──────── Material

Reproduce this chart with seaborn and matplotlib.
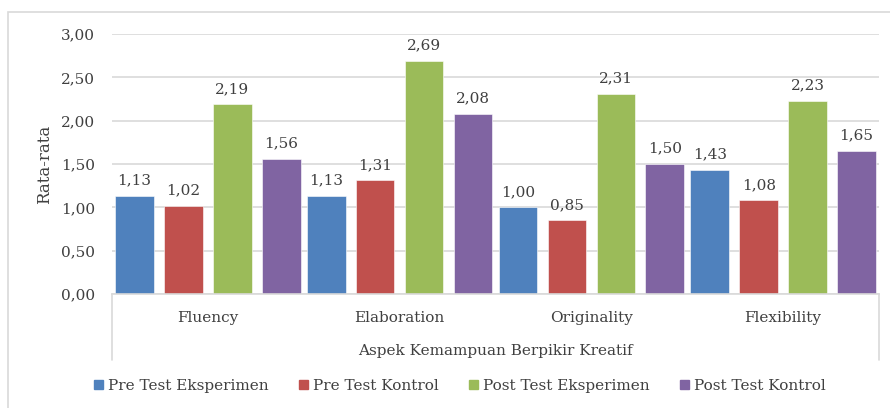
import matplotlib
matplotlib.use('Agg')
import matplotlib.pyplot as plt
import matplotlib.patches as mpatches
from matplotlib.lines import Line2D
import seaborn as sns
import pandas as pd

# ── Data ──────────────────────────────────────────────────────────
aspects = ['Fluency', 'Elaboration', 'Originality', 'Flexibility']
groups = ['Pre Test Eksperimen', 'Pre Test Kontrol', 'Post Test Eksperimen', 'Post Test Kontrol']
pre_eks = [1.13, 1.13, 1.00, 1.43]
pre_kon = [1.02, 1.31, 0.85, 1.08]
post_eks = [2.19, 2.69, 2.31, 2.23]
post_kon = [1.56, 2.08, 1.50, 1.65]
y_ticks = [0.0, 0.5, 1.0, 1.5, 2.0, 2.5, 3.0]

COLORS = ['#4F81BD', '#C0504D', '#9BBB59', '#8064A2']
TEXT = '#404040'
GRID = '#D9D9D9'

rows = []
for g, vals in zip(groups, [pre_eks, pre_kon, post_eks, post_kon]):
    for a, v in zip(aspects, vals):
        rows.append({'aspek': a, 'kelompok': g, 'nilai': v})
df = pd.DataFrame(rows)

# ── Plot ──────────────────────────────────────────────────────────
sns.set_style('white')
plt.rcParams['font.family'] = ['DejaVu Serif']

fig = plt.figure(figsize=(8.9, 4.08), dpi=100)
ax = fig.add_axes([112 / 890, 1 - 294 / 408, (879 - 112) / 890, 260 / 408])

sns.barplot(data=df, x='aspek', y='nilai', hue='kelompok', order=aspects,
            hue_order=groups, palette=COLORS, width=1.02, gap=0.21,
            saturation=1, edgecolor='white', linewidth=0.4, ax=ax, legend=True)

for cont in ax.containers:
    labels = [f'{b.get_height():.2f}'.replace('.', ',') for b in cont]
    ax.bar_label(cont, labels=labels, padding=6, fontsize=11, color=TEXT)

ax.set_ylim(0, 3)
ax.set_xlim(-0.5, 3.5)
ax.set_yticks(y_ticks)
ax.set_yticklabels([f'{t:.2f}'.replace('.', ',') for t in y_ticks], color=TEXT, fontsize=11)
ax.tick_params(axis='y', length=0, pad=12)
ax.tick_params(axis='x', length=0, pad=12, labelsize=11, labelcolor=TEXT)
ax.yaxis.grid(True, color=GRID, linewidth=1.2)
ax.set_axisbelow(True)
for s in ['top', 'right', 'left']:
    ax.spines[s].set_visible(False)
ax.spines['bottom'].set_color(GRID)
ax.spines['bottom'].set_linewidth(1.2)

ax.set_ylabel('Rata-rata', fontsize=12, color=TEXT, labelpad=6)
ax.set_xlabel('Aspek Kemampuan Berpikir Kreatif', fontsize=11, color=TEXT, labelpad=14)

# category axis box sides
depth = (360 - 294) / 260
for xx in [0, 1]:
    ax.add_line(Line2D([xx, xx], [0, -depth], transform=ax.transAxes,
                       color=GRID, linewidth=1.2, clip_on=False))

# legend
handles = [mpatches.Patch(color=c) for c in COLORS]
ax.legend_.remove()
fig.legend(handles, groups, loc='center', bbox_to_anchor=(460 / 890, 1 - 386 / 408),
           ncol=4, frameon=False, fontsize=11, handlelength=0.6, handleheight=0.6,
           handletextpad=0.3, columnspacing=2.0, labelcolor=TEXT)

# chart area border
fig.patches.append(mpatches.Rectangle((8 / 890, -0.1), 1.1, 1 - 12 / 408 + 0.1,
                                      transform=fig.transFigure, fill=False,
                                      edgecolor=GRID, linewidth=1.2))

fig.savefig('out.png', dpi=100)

────────────────

:: Objective ::
Would you reproduce the lines above, from the very first through the line containing "y_ticks = [0.0, 0.5, 1.0, 1.5, 2.0, 2.5, 3.0]", exactly and without the pictures?

:: Full answer ::
Reproduce this chart with seaborn and matplotlib.
import matplotlib
matplotlib.use('Agg')
import matplotlib.pyplot as plt
import matplotlib.patches as mpatches
from matplotlib.lines import Line2D
import seaborn as sns
import pandas as pd

# ── Data ──────────────────────────────────────────────────────────
aspects = ['Fluency', 'Elaboration', 'Originality', 'Flexibility']
groups = ['Pre Test Eksperimen', 'Pre Test Kontrol', 'Post Test Eksperimen', 'Post Test Kontrol']
pre_eks = [1.13, 1.13, 1.00, 1.43]
pre_kon = [1.02, 1.31, 0.85, 1.08]
post_eks = [2.19, 2.69, 2.31, 2.23]
post_kon = [1.56, 2.08, 1.50, 1.65]
y_ticks = [0.0, 0.5, 1.0, 1.5, 2.0, 2.5, 3.0]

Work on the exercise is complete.